## start DATA BLOCK
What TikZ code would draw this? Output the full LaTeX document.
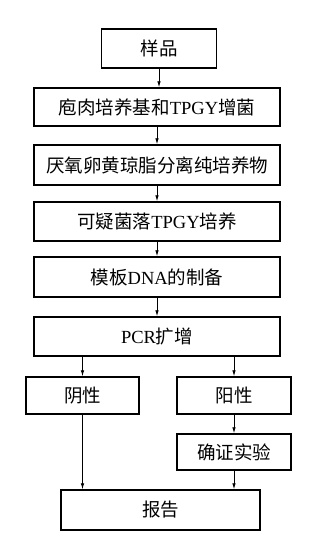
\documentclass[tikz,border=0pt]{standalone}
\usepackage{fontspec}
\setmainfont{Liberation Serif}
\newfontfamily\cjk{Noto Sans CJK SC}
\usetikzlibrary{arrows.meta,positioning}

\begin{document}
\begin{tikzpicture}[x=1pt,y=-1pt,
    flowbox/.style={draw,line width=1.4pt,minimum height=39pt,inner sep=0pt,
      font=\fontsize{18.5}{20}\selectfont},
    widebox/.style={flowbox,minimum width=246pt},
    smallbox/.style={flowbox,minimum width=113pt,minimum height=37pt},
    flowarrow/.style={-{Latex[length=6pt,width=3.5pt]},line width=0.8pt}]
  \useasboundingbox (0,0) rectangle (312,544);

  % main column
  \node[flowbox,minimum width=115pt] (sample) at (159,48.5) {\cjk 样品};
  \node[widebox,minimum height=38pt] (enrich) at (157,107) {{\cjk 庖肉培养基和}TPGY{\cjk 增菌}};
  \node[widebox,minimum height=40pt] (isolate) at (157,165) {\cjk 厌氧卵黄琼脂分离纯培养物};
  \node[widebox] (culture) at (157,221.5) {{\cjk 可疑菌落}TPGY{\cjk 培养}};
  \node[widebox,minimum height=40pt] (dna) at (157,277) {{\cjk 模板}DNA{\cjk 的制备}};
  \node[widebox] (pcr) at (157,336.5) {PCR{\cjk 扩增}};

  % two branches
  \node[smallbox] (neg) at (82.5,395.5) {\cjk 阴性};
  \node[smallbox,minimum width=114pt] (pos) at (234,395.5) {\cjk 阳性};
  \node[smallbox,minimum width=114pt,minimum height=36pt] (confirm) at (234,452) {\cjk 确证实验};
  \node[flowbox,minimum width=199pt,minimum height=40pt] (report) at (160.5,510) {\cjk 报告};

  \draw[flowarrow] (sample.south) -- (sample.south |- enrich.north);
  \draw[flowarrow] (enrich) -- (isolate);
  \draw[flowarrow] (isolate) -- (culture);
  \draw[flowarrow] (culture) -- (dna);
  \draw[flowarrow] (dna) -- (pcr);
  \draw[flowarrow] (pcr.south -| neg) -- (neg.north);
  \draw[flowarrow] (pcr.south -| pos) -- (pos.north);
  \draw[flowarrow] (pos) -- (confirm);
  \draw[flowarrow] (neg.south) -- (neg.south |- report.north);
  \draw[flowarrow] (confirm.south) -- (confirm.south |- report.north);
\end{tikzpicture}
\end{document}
## end DATA BLOCK
• REQUIRED TASK:
The data above should be repeated exactly, minus any pictures.

• REPLY:
What TikZ code would draw this? Output the full LaTeX document.
\documentclass[tikz,border=0pt]{standalone}
\usepackage{fontspec}
\setmainfont{Liberation Serif}
\newfontfamily\cjk{Noto Sans CJK SC}
\usetikzlibrary{arrows.meta,positioning}

\begin{document}
\begin{tikzpicture}[x=1pt,y=-1pt,
    flowbox/.style={draw,line width=1.4pt,minimum height=39pt,inner sep=0pt,
      font=\fontsize{18.5}{20}\selectfont},
    widebox/.style={flowbox,minimum width=246pt},
    smallbox/.style={flowbox,minimum width=113pt,minimum height=37pt},
    flowarrow/.style={-{Latex[length=6pt,width=3.5pt]},line width=0.8pt}]
  \useasboundingbox (0,0) rectangle (312,544);

  % main column
  \node[flowbox,minimum width=115pt] (sample) at (159,48.5) {\cjk 样品};
  \node[widebox,minimum height=38pt] (enrich) at (157,107) {{\cjk 庖肉培养基和}TPGY{\cjk 增菌}};
  \node[widebox,minimum height=40pt] (isolate) at (157,165) {\cjk 厌氧卵黄琼脂分离纯培养物};
  \node[widebox] (culture) at (157,221.5) {{\cjk 可疑菌落}TPGY{\cjk 培养}};
  \node[widebox,minimum height=40pt] (dna) at (157,277) {{\cjk 模板}DNA{\cjk 的制备}};
  \node[widebox] (pcr) at (157,336.5) {PCR{\cjk 扩增}};

  % two branches
  \node[smallbox] (neg) at (82.5,395.5) {\cjk 阴性};
  \node[smallbox,minimum width=114pt] (pos) at (234,395.5) {\cjk 阳性};
  \node[smallbox,minimum width=114pt,minimum height=36pt] (confirm) at (234,452) {\cjk 确证实验};
  \node[flowbox,minimum width=199pt,minimum height=40pt] (report) at (160.5,510) {\cjk 报告};

  \draw[flowarrow] (sample.south) -- (sample.south |- enrich.north);
  \draw[flowarrow] (enrich) -- (isolate);
  \draw[flowarrow] (isolate) -- (culture);
  \draw[flowarrow] (culture) -- (dna);
  \draw[flowarrow] (dna) -- (pcr);
  \draw[flowarrow] (pcr.south -| neg) -- (neg.north);
  \draw[flowarrow] (pcr.south -| pos) -- (pos.north);
  \draw[flowarrow] (pos) -- (confirm);
  \draw[flowarrow] (neg.south) -- (neg.south |- report.north);
  \draw[flowarrow] (confirm.south) -- (confirm.south |- report.north);
\end{tikzpicture}
\end{document}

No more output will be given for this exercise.